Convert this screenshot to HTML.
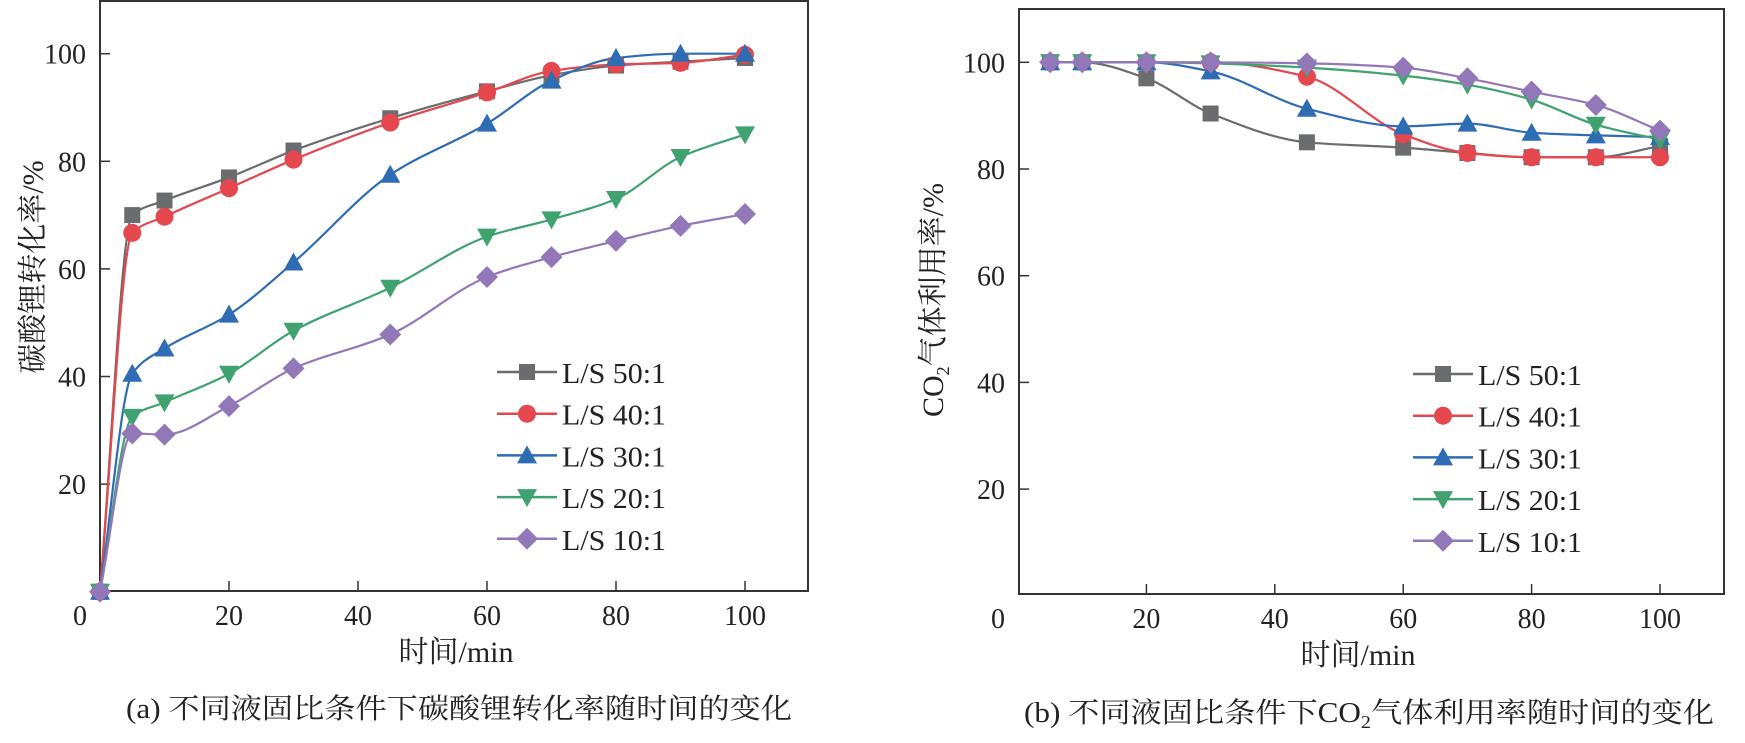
<!DOCTYPE html>
<html><head><meta charset="utf-8"><style>
html,body{margin:0;padding:0;background:#fff;}
svg{display:block;font-family:"Liberation Serif","Noto Serif CJK SC",serif;}
</style></head><body>
<svg id="fig" width="1745" height="743" viewBox="0 0 1745 743" xmlns="http://www.w3.org/2000/svg"></svg>
<script>
// ---- data ----
const seriesNames = ["L/S 50:1","L/S 40:1","L/S 30:1","L/S 20:1","L/S 10:1"];
const timesA = [0,5,10,20,30,45,60,70,80,90,100];
const a50 = [0,70,72.7,77,82,88,93,96,97.8,98.5,99.2];
const a40 = [0,66.7,69.7,75,80.3,87.2,92.8,96.8,98,98.3,99.8];
const a30 = [0,40.5,45.2,51.5,61.2,77.5,87,95,99.2,100,100];
const a20 = [0,32.5,35.2,40.5,48.5,56.5,66,69.2,73,80.8,85];
const a10 = [0,29.4,29.2,34.5,41.5,47.8,58.5,62.2,65.2,68,70.2];
const timesB = [5,10,20,30,45,60,70,80,90,100];
const b50 = [100,100,97,90.4,85,84,83,82.2,82.2,84.3];
const b40 = [100,100,100,100,97.3,86.5,83,82.2,82.2,82.2];
const b30 = [100,100,100,98.3,91.3,88,88.5,86.8,86.3,86];
const b20 = [100,100,100,99.8,99,97.5,95.8,93,88.3,85.5];
const b10 = [100,100,100,100,99.8,99,97,94.5,92,87.2];
const xTicks = [0,20,40,60,80,100];
const yTicks = [20,40,60,80,100];

const colors = ["#6b6c6e","#e4474e","#2e6cb4","#40a36f","#9378b9"];
const markers = ["square","circle","up","down","diamond"];
const NS = "http://www.w3.org/2000/svg";
const svg = document.getElementById("fig");
function el(tag, attrs, parent){const e=document.createElementNS(NS,tag);for(const k in attrs)e.setAttribute(k,attrs[k]);(parent||svg).appendChild(e);return e;}

function marker(g, type, x, y, c){
  let m;
  if(type==="square") m=el("rect",{x:x-8,y:y-8,width:16,height:16,fill:c},g);
  else if(type==="circle") m=el("circle",{cx:x,cy:y,r:9,fill:c},g);
  else if(type==="up") m=el("polygon",{points:`${x},${y-10} ${x+10},${y+8} ${x-10},${y+8}`,fill:c},g);
  else if(type==="down") m=el("polygon",{points:`${x},${y+10} ${x+10},${y-8} ${x-10},${y-8}`,fill:c},g);
  else m=el("polygon",{points:`${x},${y-11} ${x+11},${y} ${x},${y+11} ${x-11},${y}`,fill:c},g);
  return m;
}
// monotone cubic (Fritsch-Carlson)
function smoothPath(pts){
  const n=pts.length, d=[], m=new Array(n);
  for(let i=0;i<n-1;i++) d.push((pts[i+1][1]-pts[i][1])/(pts[i+1][0]-pts[i][0]));
  m[0]=d[0]; m[n-1]=d[n-2];
  for(let i=1;i<n-1;i++){
    if(d[i-1]*d[i]<=0) m[i]=0;
    else { const h0=pts[i][0]-pts[i-1][0], h1=pts[i+1][0]-pts[i][0];
      const w1=2*h1+h0, w2=h1+2*h0; m[i]=(w1+w2)/(w1/d[i-1]+w2/d[i]); }
  }
  let s=`M${pts[0][0]},${pts[0][1]}`;
  for(let i=0;i<n-1;i++){
    const h=(pts[i+1][0]-pts[i][0])/3;
    s+=` C${pts[i][0]+h},${pts[i][1]+m[i]*h} ${pts[i+1][0]-h},${pts[i+1][1]-m[i+1]*h} ${pts[i+1][0]},${pts[i+1][1]}`;
  }
  return s;
}

function chart(cfg){
  const g=el("g",{});
  
  
  const X=v=>cfg.x0+v*cfg.sx, Y=v=>cfg.y0-v*cfg.sy;
  const frame=el("rect",{x:cfg.left,y:cfg.top,width:cfg.right-cfg.left,height:cfg.bottom-cfg.top,fill:"none",stroke:"#333",'stroke-width':2},g);
  
  
  xTicks.forEach(v=>{
    if(v>0){const t=el("line",{x1:X(v),x2:X(v),y1:cfg.bottom,y2:cfg.bottom-10,stroke:"#333",'stroke-width':1.5},g);
    
    }
    const lx = v===0 ? cfg.zeroX : X(v);
    const tx=el("text",{x:lx,y:cfg.bottom+34,'font-size':28,'text-anchor':'middle',fill:"#222"},g);
    tx.textContent=v;
    
    
  });
  yTicks.forEach(v=>{
    const t=el("line",{x1:cfg.left,x2:cfg.left+10,y1:Y(v),y2:Y(v),stroke:"#333",'stroke-width':1.5},g);
    
    
    const tx=el("text",{x:cfg.left-14,y:Y(v)+10,'font-size':28,'text-anchor':'end',fill:"#222"},g);
    tx.textContent=v;
    
    
  });
  cfg.series.forEach((vals,i)=>{
    const pts=vals.map((v,j)=>[X(cfg.times[j]),Y(v)]);
    const p=el("path",{d:smoothPath(pts),fill:"none",stroke:colors[i],'stroke-width':2.2},g);
    
    
  });
  cfg.series.forEach((vals,i)=>{
    vals.forEach((v,j)=>{
      const m=marker(g,markers[i],X(cfg.times[j]),Y(v),colors[i]);
      
      
    });
  });
  seriesNames.forEach((n,i)=>{
    const ly=cfg.legY+i*cfg.legDy;
    const lg=el("g",{},g);
    
    
    el("line",{x1:cfg.legX,x2:cfg.legX+60,y1:ly,y2:ly,stroke:colors[i],'stroke-width':2.5},lg);
    marker(lg,markers[i],cfg.legX+30,ly,colors[i]);
    const t=el("text",{x:cfg.legX+65,y:ly+11,'font-size':28,fill:"#222",textLength:104,lengthAdjust:"spacingAndGlyphs"},lg);
    t.textContent=n;
  });
}

chart({name:"chart-a",left:100,right:808,top:1,bottom:591,x0:100,sx:6.45,y0:591.7,sy:5.38,zeroX:80,
  times:timesA,series:[a50,a40,a30,a20,a10],legX:497,legY:372,legDy:41.7});
chart({name:"chart-b",left:1019,right:1724,top:9,bottom:594,x0:1018,sx:6.42,y0:595.8,sy:5.335,zeroX:998,
  times:timesB,series:[b50,b40,b30,b20,b10],legX:1413,legY:374,legDy:41.7});

function txt(x,y,s,attrs,name){const t=el("text",Object.assign({x:x,y:y,'font-size':28,fill:"#222",'text-anchor':'middle'},attrs||{}));t.innerHTML=s;return t;}
txt(456,662,"时间/min",{'font-size':30},"x-axis-title-a");
txt(1358,665,"时间/min",{'font-size':30},"x-axis-title-b");
txt(0,0,"碳酸锂转化率/%",{transform:"translate(43,267) rotate(-90)",'font-size':30},"y-axis-title-a");
txt(0,0,'CO<tspan font-size="18" dy="6">2</tspan><tspan dy="-6">气体利用率/%</tspan>',{transform:"translate(943,300) rotate(-90)",'font-size':30},"y-axis-title-b");
txt(459,718,"(a) 不同液固比条件下碳酸锂转化率随时间的变化",{textLength:666,lengthAdjust:"spacingAndGlyphs"},"caption-a");
txt(1369,722,'(b) 不同液固比条件下CO<tspan font-size="18" dy="6">2</tspan><tspan dy="-6">气体利用率随时间的变化</tspan>',{textLength:690,lengthAdjust:"spacingAndGlyphs"},"caption-b");
</script>
</body></html>
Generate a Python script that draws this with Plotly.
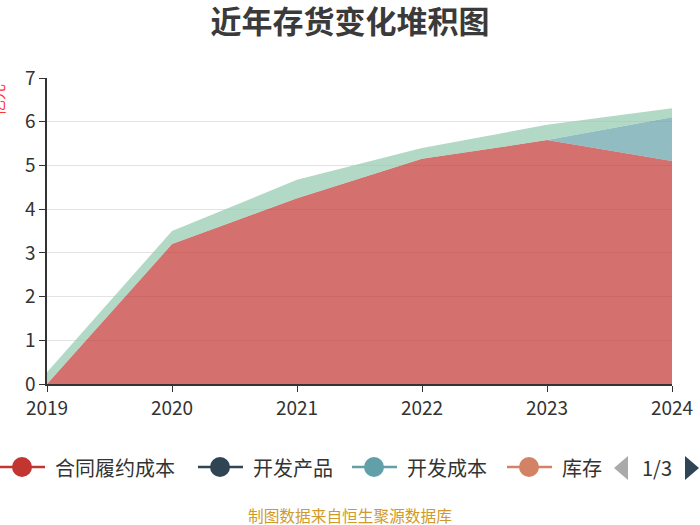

○ ○ ○ ○

● What is needed:
Working from the material above, transcribe it exactly while omitting pictures.

● Exercise solution:
Convert this screenshot to HTML.
<!DOCTYPE html>
<html><head><meta charset="utf-8"><style>
html,body{margin:0;padding:0;background:#fff;}
svg{display:block;font-family:"Liberation Serif","Noto Serif CJK SC",serif;}
</style></head><body>
<svg id="fig" width="1745" height="743" viewBox="0 0 1745 743" xmlns="http://www.w3.org/2000/svg"></svg>
<script>
// ---- data ----
const seriesNames = ["L/S 50:1","L/S 40:1","L/S 30:1","L/S 20:1","L/S 10:1"];
const timesA = [0,5,10,20,30,45,60,70,80,90,100];
const a50 = [0,70,72.7,77,82,88,93,96,97.8,98.5,99.2];
const a40 = [0,66.7,69.7,75,80.3,87.2,92.8,96.8,98,98.3,99.8];
const a30 = [0,40.5,45.2,51.5,61.2,77.5,87,95,99.2,100,100];
const a20 = [0,32.5,35.2,40.5,48.5,56.5,66,69.2,73,80.8,85];
const a10 = [0,29.4,29.2,34.5,41.5,47.8,58.5,62.2,65.2,68,70.2];
const timesB = [5,10,20,30,45,60,70,80,90,100];
const b50 = [100,100,97,90.4,85,84,83,82.2,82.2,84.3];
const b40 = [100,100,100,100,97.3,86.5,83,82.2,82.2,82.2];
const b30 = [100,100,100,98.3,91.3,88,88.5,86.8,86.3,86];
const b20 = [100,100,100,99.8,99,97.5,95.8,93,88.3,85.5];
const b10 = [100,100,100,100,99.8,99,97,94.5,92,87.2];
const xTicks = [0,20,40,60,80,100];
const yTicks = [20,40,60,80,100];

const colors = ["#6b6c6e","#e4474e","#2e6cb4","#40a36f","#9378b9"];
const markers = ["square","circle","up","down","diamond"];
const NS = "http://www.w3.org/2000/svg";
const svg = document.getElementById("fig");
function el(tag, attrs, parent){const e=document.createElementNS(NS,tag);for(const k in attrs)e.setAttribute(k,attrs[k]);(parent||svg).appendChild(e);return e;}

function marker(g, type, x, y, c){
  let m;
  if(type==="square") m=el("rect",{x:x-8,y:y-8,width:16,height:16,fill:c},g);
  else if(type==="circle") m=el("circle",{cx:x,cy:y,r:9,fill:c},g);
  else if(type==="up") m=el("polygon",{points:`${x},${y-10} ${x+10},${y+8} ${x-10},${y+8}`,fill:c},g);
  else if(type==="down") m=el("polygon",{points:`${x},${y+10} ${x+10},${y-8} ${x-10},${y-8}`,fill:c},g);
  else m=el("polygon",{points:`${x},${y-11} ${x+11},${y} ${x},${y+11} ${x-11},${y}`,fill:c},g);
  return m;
}
// monotone cubic (Fritsch-Carlson)
function smoothPath(pts){
  const n=pts.length, d=[], m=new Array(n);
  for(let i=0;i<n-1;i++) d.push((pts[i+1][1]-pts[i][1])/(pts[i+1][0]-pts[i][0]));
  m[0]=d[0]; m[n-1]=d[n-2];
  for(let i=1;i<n-1;i++){
    if(d[i-1]*d[i]<=0) m[i]=0;
    else { const h0=pts[i][0]-pts[i-1][0], h1=pts[i+1][0]-pts[i][0];
      const w1=2*h1+h0, w2=h1+2*h0; m[i]=(w1+w2)/(w1/d[i-1]+w2/d[i]); }
  }
  let s=`M${pts[0][0]},${pts[0][1]}`;
  for(let i=0;i<n-1;i++){
    const h=(pts[i+1][0]-pts[i][0])/3;
    s+=` C${pts[i][0]+h},${pts[i][1]+m[i]*h} ${pts[i+1][0]-h},${pts[i+1][1]-m[i+1]*h} ${pts[i+1][0]},${pts[i+1][1]}`;
  }
  return s;
}

function chart(cfg){
  const g=el("g",{});
  
  
  const X=v=>cfg.x0+v*cfg.sx, Y=v=>cfg.y0-v*cfg.sy;
  const frame=el("rect",{x:cfg.left,y:cfg.top,width:cfg.right-cfg.left,height:cfg.bottom-cfg.top,fill:"none",stroke:"#333",'stroke-width':2},g);
  
  
  xTicks.forEach(v=>{
    if(v>0){const t=el("line",{x1:X(v),x2:X(v),y1:cfg.bottom,y2:cfg.bottom-10,stroke:"#333",'stroke-width':1.5},g);
    
    }
    const lx = v===0 ? cfg.zeroX : X(v);
    const tx=el("text",{x:lx,y:cfg.bottom+34,'font-size':28,'text-anchor':'middle',fill:"#222"},g);
    tx.textContent=v;
    
    
  });
  yTicks.forEach(v=>{
    const t=el("line",{x1:cfg.left,x2:cfg.left+10,y1:Y(v),y2:Y(v),stroke:"#333",'stroke-width':1.5},g);
    
    
    const tx=el("text",{x:cfg.left-14,y:Y(v)+10,'font-size':28,'text-anchor':'end',fill:"#222"},g);
    tx.textContent=v;
    
    
  });
  cfg.series.forEach((vals,i)=>{
    const pts=vals.map((v,j)=>[X(cfg.times[j]),Y(v)]);
    const p=el("path",{d:smoothPath(pts),fill:"none",stroke:colors[i],'stroke-width':2.2},g);
    
    
  });
  cfg.series.forEach((vals,i)=>{
    vals.forEach((v,j)=>{
      const m=marker(g,markers[i],X(cfg.times[j]),Y(v),colors[i]);
      
      
    });
  });
  seriesNames.forEach((n,i)=>{
    const ly=cfg.legY+i*cfg.legDy;
    const lg=el("g",{},g);
    
    
    el("line",{x1:cfg.legX,x2:cfg.legX+60,y1:ly,y2:ly,stroke:colors[i],'stroke-width':2.5},lg);
    marker(lg,markers[i],cfg.legX+30,ly,colors[i]);
    const t=el("text",{x:cfg.legX+65,y:ly+11,'font-size':28,fill:"#222",textLength:104,lengthAdjust:"spacingAndGlyphs"},lg);
    t.textContent=n;
  });
}

chart({name:"chart-a",left:100,right:808,top:1,bottom:591,x0:100,sx:6.45,y0:591.7,sy:5.38,zeroX:80,
  times:timesA,series:[a50,a40,a30,a20,a10],legX:497,legY:372,legDy:41.7});
chart({name:"chart-b",left:1019,right:1724,top:9,bottom:594,x0:1018,sx:6.42,y0:595.8,sy:5.335,zeroX:998,
  times:timesB,series:[b50,b40,b30,b20,b10],legX:1413,legY:374,legDy:41.7});

function txt(x,y,s,attrs,name){const t=el("text",Object.assign({x:x,y:y,'font-size':28,fill:"#222",'text-anchor':'middle'},attrs||{}));t.innerHTML=s;return t;}
txt(456,662,"时间/min",{'font-size':30},"x-axis-title-a");
txt(1358,665,"时间/min",{'font-size':30},"x-axis-title-b");
txt(0,0,"碳酸锂转化率/%",{transform:"translate(43,267) rotate(-90)",'font-size':30},"y-axis-title-a");
txt(0,0,'CO<tspan font-size="18" dy="6">2</tspan><tspan dy="-6">气体利用率/%</tspan>',{transform:"translate(943,300) rotate(-90)",'font-size':30},"y-axis-title-b");
txt(459,718,"(a) 不同液固比条件下碳酸锂转化率随时间的变化",{textLength:666,lengthAdjust:"spacingAndGlyphs"},"caption-a");
txt(1369,722,'(b) 不同液固比条件下CO<tspan font-size="18" dy="6">2</tspan><tspan dy="-6">气体利用率随时间的变化</tspan>',{textLength:690,lengthAdjust:"spacingAndGlyphs"},"caption-b");
</script>
</body></html>
Generate a Python script that draws this with Plotly.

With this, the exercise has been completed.